AIM: Each line of the listing must be transcribed exactly, except for the images, which should be excluded.

INFORMATION SUPPLIED:
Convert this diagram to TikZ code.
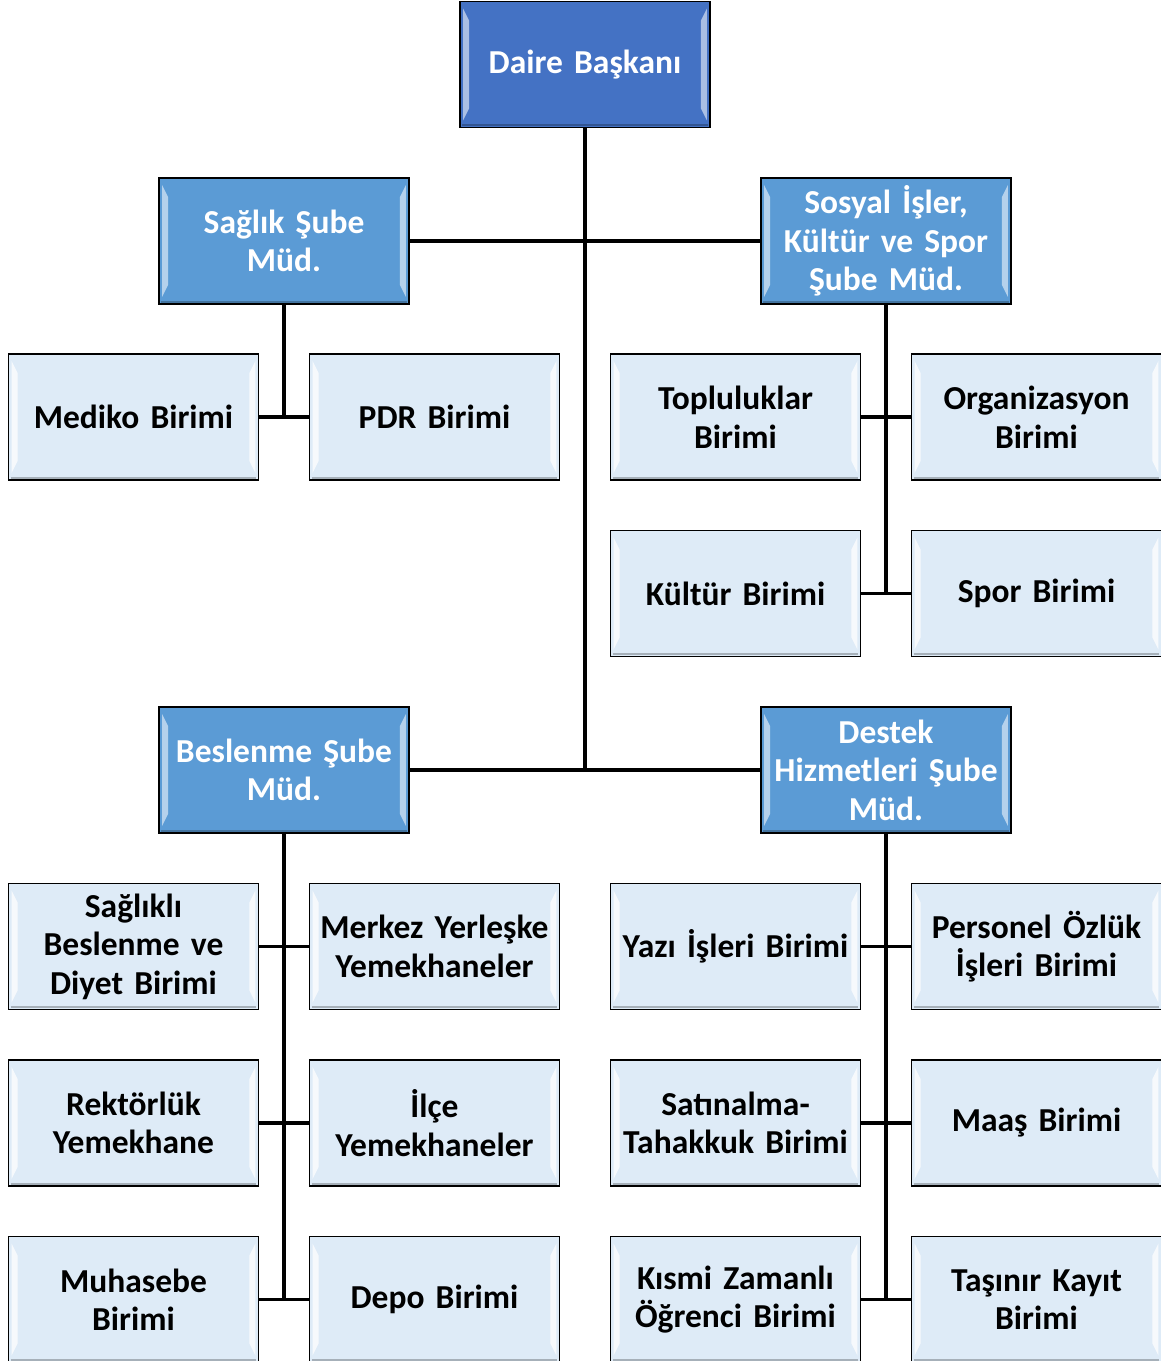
\documentclass[tikz,border=0pt]{standalone}
\usepackage{fontspec}
\setmainfont{Carlito}
\usetikzlibrary{calc}
\definecolor{topblue}{HTML}{4472C4}
\definecolor{midblue}{HTML}{5B9BD5}
\definecolor{leafblue}{HTML}{DEEBF7}
\tikzset{
  box/.style={draw=black, line width=1.6pt, minimum width=250pt, minimum height=126pt,
    inner sep=0pt, align=center, text width=250pt, font=\fontsize{33.5}{38.5}\selectfont\bfseries},
  topbox/.style={box, fill=topblue, text=white},
  midbox/.style={box, fill=midblue, text=white},
  leafbox/.style={box, fill=leafblue, text=black},
  link/.style={draw=black, line width=3.6pt},
}
\newcommand{\bev}[2]{%
  \fill[white, opacity=#2] ($(#1.north west)+(4,8)$) -- ($(#1.north west)+(10,20)$) -- ($(#1.south west)+(10,-20)$) -- ($(#1.south west)+(4,-8)$) -- cycle;
  \fill[white, opacity=#2] ($(#1.north east)+(-4,8)$) -- ($(#1.north east)+(-10,20)$) -- ($(#1.south east)+(-10,-20)$) -- ($(#1.south east)+(-4,-8)$) -- cycle;
  \draw[black, opacity=0.25, line width=2pt] ($(#1.south west)+(3,-3)$) -- ($(#1.south east)+(-3,-3)$);
}
\begin{document}
\begin{tikzpicture}[x=1pt, y=-1pt]
\useasboundingbox (0,0) rectangle (1161,1361);
\clip (0,0) rectangle (1161,1361);
% nodes
\node[topbox]  (top)   at (585,64.5)  {Daire Başkanı};
\node[midbox]  (saglik) at (284,241)  {Sağlık Şube\\Müd.};
\node[midbox]  (sosyal) at (886,241)  {Sosyal İşler,\\Kültür ve Spor\\Şube Müd.};
\node[leafbox] (mediko) at (133.5,417) {Mediko Birimi};
\node[leafbox] (pdr)    at (434.5,417) {PDR Birimi};
\node[leafbox] (toplu)  at (735.5,417) {Topluluklar\\Birimi};
\node[leafbox] (organ)  at (1036.5,417) {Organizasyon\\Birimi};
\node[leafbox] (kultur) at (735.5,593.5) {Kültür Birimi};
\node[leafbox] (spor)   at (1036.5,593.5) {Spor Birimi};
\node[midbox]  (besl)   at (284,770) {Beslenme Şube\\Müd.};
\node[midbox]  (destek) at (886,770) {Destek\\Hizmetleri Şube\\Müd.};
\node[leafbox] (diyet)  at (133.5,946.5) {Sağlıklı\\Beslenme ve\\Diyet Birimi};
\node[leafbox] (merkez) at (434.5,946.5) {Merkez Yerleşke\\Yemekhaneler};
\node[leafbox] (rektor) at (133.5,1123) {Rektörlük\\Yemekhane};
\node[leafbox] (ilce)   at (434.5,1123) {İlçe\\Yemekhaneler};
\node[leafbox] (muhas)  at (133.5,1299.5) {Muhasebe\\Birimi};
\node[leafbox] (depo)   at (434.5,1299.5) {Depo Birimi};
\node[leafbox] (yazi)   at (735.5,946.5) {Yazı İşleri Birimi};
\node[leafbox] (perso)  at (1036.5,946.5) {Personel Özlük\\İşleri Birimi};
\node[leafbox] (satin)  at (735.5,1123) {Satınalma-\\Tahakkuk Birimi};
\node[leafbox] (maas)   at (1036.5,1123) {Maaş Birimi};
\node[leafbox] (kismi)  at (735.5,1299.5) {Kısmi Zamanlı\\Öğrenci Birimi};
\node[leafbox] (tasin)  at (1036.5,1299.5) {Taşınır Kayıt\\Birimi};
% bevels
\foreach \n in {top,saglik,sosyal,besl,destek}{\bev{\n}{0.55}}
\foreach \n in {mediko,pdr,toplu,organ,kultur,spor,diyet,merkez,rektor,ilce,muhas,depo,yazi,perso,satin,maas,kismi,tasin}{\bev{\n}{0.75}}
% connectors
\coordinate (j2) at (top.south |- besl.east);
\draw[link] (top.south) -- (j2);
\draw[link] (saglik.east) -- (sosyal.west);
\draw[link] (besl.east) -- (destek.west);
\draw[link] (saglik.south) -- (saglik.south |- mediko.east);
\draw[link] (mediko.east) -- (pdr.west);
\draw[link] (sosyal.south) -- (sosyal.south |- kultur.east);
\draw[link] (toplu.east) -- (organ.west);
\draw[link] (kultur.east) -- (spor.west);
\draw[link] (besl.south) -- (besl.south |- muhas.east);
\draw[link] (diyet.east) -- (merkez.west);
\draw[link] (rektor.east) -- (ilce.west);
\draw[link] (muhas.east) -- (depo.west);
\draw[link] (destek.south) -- (destek.south |- kismi.east);
\draw[link] (yazi.east) -- (perso.west);
\draw[link] (satin.east) -- (maas.west);
\draw[link] (kismi.east) -- (tasin.west);
\end{tikzpicture}
\end{document}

ANSWER IN FULL:
Convert this diagram to TikZ code.
\documentclass[tikz,border=0pt]{standalone}
\usepackage{fontspec}
\setmainfont{Carlito}
\usetikzlibrary{calc}
\definecolor{topblue}{HTML}{4472C4}
\definecolor{midblue}{HTML}{5B9BD5}
\definecolor{leafblue}{HTML}{DEEBF7}
\tikzset{
  box/.style={draw=black, line width=1.6pt, minimum width=250pt, minimum height=126pt,
    inner sep=0pt, align=center, text width=250pt, font=\fontsize{33.5}{38.5}\selectfont\bfseries},
  topbox/.style={box, fill=topblue, text=white},
  midbox/.style={box, fill=midblue, text=white},
  leafbox/.style={box, fill=leafblue, text=black},
  link/.style={draw=black, line width=3.6pt},
}
\newcommand{\bev}[2]{%
  \fill[white, opacity=#2] ($(#1.north west)+(4,8)$) -- ($(#1.north west)+(10,20)$) -- ($(#1.south west)+(10,-20)$) -- ($(#1.south west)+(4,-8)$) -- cycle;
  \fill[white, opacity=#2] ($(#1.north east)+(-4,8)$) -- ($(#1.north east)+(-10,20)$) -- ($(#1.south east)+(-10,-20)$) -- ($(#1.south east)+(-4,-8)$) -- cycle;
  \draw[black, opacity=0.25, line width=2pt] ($(#1.south west)+(3,-3)$) -- ($(#1.south east)+(-3,-3)$);
}
\begin{document}
\begin{tikzpicture}[x=1pt, y=-1pt]
\useasboundingbox (0,0) rectangle (1161,1361);
\clip (0,0) rectangle (1161,1361);
% nodes
\node[topbox]  (top)   at (585,64.5)  {Daire Başkanı};
\node[midbox]  (saglik) at (284,241)  {Sağlık Şube\\Müd.};
\node[midbox]  (sosyal) at (886,241)  {Sosyal İşler,\\Kültür ve Spor\\Şube Müd.};
\node[leafbox] (mediko) at (133.5,417) {Mediko Birimi};
\node[leafbox] (pdr)    at (434.5,417) {PDR Birimi};
\node[leafbox] (toplu)  at (735.5,417) {Topluluklar\\Birimi};
\node[leafbox] (organ)  at (1036.5,417) {Organizasyon\\Birimi};
\node[leafbox] (kultur) at (735.5,593.5) {Kültür Birimi};
\node[leafbox] (spor)   at (1036.5,593.5) {Spor Birimi};
\node[midbox]  (besl)   at (284,770) {Beslenme Şube\\Müd.};
\node[midbox]  (destek) at (886,770) {Destek\\Hizmetleri Şube\\Müd.};
\node[leafbox] (diyet)  at (133.5,946.5) {Sağlıklı\\Beslenme ve\\Diyet Birimi};
\node[leafbox] (merkez) at (434.5,946.5) {Merkez Yerleşke\\Yemekhaneler};
\node[leafbox] (rektor) at (133.5,1123) {Rektörlük\\Yemekhane};
\node[leafbox] (ilce)   at (434.5,1123) {İlçe\\Yemekhaneler};
\node[leafbox] (muhas)  at (133.5,1299.5) {Muhasebe\\Birimi};
\node[leafbox] (depo)   at (434.5,1299.5) {Depo Birimi};
\node[leafbox] (yazi)   at (735.5,946.5) {Yazı İşleri Birimi};
\node[leafbox] (perso)  at (1036.5,946.5) {Personel Özlük\\İşleri Birimi};
\node[leafbox] (satin)  at (735.5,1123) {Satınalma-\\Tahakkuk Birimi};
\node[leafbox] (maas)   at (1036.5,1123) {Maaş Birimi};
\node[leafbox] (kismi)  at (735.5,1299.5) {Kısmi Zamanlı\\Öğrenci Birimi};
\node[leafbox] (tasin)  at (1036.5,1299.5) {Taşınır Kayıt\\Birimi};
% bevels
\foreach \n in {top,saglik,sosyal,besl,destek}{\bev{\n}{0.55}}
\foreach \n in {mediko,pdr,toplu,organ,kultur,spor,diyet,merkez,rektor,ilce,muhas,depo,yazi,perso,satin,maas,kismi,tasin}{\bev{\n}{0.75}}
% connectors
\coordinate (j2) at (top.south |- besl.east);
\draw[link] (top.south) -- (j2);
\draw[link] (saglik.east) -- (sosyal.west);
\draw[link] (besl.east) -- (destek.west);
\draw[link] (saglik.south) -- (saglik.south |- mediko.east);
\draw[link] (mediko.east) -- (pdr.west);
\draw[link] (sosyal.south) -- (sosyal.south |- kultur.east);
\draw[link] (toplu.east) -- (organ.west);
\draw[link] (kultur.east) -- (spor.west);
\draw[link] (besl.south) -- (besl.south |- muhas.east);
\draw[link] (diyet.east) -- (merkez.west);
\draw[link] (rektor.east) -- (ilce.west);
\draw[link] (muhas.east) -- (depo.west);
\draw[link] (destek.south) -- (destek.south |- kismi.east);
\draw[link] (yazi.east) -- (perso.west);
\draw[link] (satin.east) -- (maas.west);
\draw[link] (kismi.east) -- (tasin.west);
\end{tikzpicture}
\end{document}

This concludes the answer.